BMO Capital Markets' Financial Sponsors Group works closely with private equity firms by providing advisory and capital markets services throughout the investment horizon of leveraged buyout transactions. In that context, the group serves as a strategic advisor and financing source for financial sponsors when they acquire companies, assists with add-on acquisitions and financings while the sponsor is invested in the company, and provides M&A advice and equity and debt capital markets services when the sponsor seeks to monetize the investment.

As markets continue to improve, BMO Capital Markets anticipates a substantial increase in private equity activity. In fact, the majority of North American private equity practitioners remain optimistic about the outlook for the upcoming year, according to a new report released by BMO Capital Markets in association with mergermarket and Akin Gump Strauss Hauer & Feld LLP.

Highlights of the study include:

  • 81 per cent of private equity firms expect valuation gaps between buyers and sellers to narrow in 2010, with 45 per cent estimating in the first half of the year and 37 per cent estimating in the second half of the year.
  • Of the investors surveyed, 76 per cent indicated their return expectations were equal to or higher than prior year expectations.
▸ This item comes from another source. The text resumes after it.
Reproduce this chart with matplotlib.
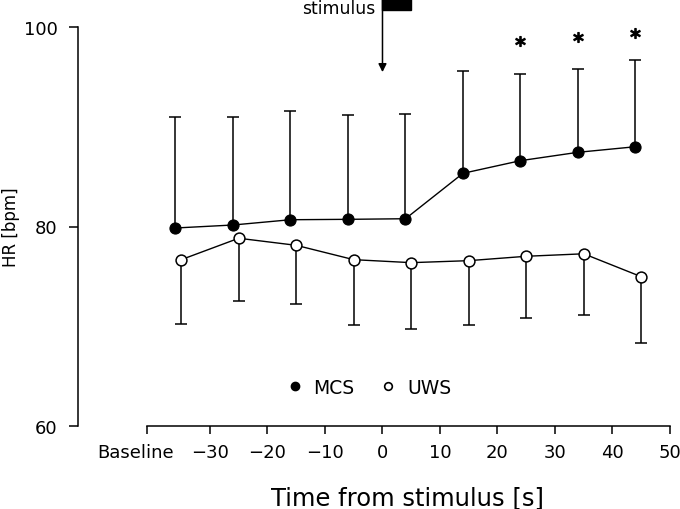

The majority of private equity investors are still pricing mid 20 per cent to low 30 per cent returns while roughly 15 per cent indicated they would deploy capital for targeted returns of less than 20 per cent.
  • The private equity industry has indeed been adjusting to more conservative credit markets, but the industry has not necessarily become less aggressive. In fact, 61 per cent of respondents say their targeted returns have remained unchanged for the past several years.
  • Majority of respondents will not change their sector focus in the upcoming year. But of the respondents who do plan to change their sector focus, the Consumer and Technology industries are each cited by 67 per cent of respondents as the industries they expect to gravitate towards in the coming months, followed by Automotive, Financial Services, Healthcare, Industrials and Telecom which were identified by 33 per cent of respondents as sectors that they will most likely shift towards.

“BMO Capital Markets is exceptionally well-positioned to benefit from the overall increase in sponsor activity, which we have begun to observe. Moreover, we are experiencing an increased level of transaction activity within the business. We are also seeing more activity in sectors that we are focused on including the marketing services, education and media industries. Consequently, we are excited about the opportunity and believe that adding additional focus and people to this effort will produce substantial rewards,” said Leasure.

About BMO's U.S. Financial Sponsors Group
A financial sponsor is another name commonly used to refer to private equity investment firms, particularly those private equity firms that engage in leveraged buyout or LBO transactions. BMO's U.S. Financial Sponsors Group is a highly regarded team dedicated to providing coverage for these investors. The group offers clients a full range of investment and corporate banking capabilities including development of proprietary investment opportunities, M&A advisory, acquisition financing, restructuring and equity capital market services through a single point of contact. For more information visit, http://www.bmocm.com/industry/us/fs

About BMO Capital Markets
BMO Capital Markets is a leading, full-service North American financial services provider, with over 2,200 employees operating in 14 North American offices and 27 worldwide, offering corporate, institutional and government clients access to a complete range of investment and corporate banking products and services. BMO Capital Markets is a member of BMO Financial Group (NYSE, TSX: BMO), one of the largest diversified financial services providers in North America with US $359 billion total assets and more than 36,000 employees as at October 31, 2009.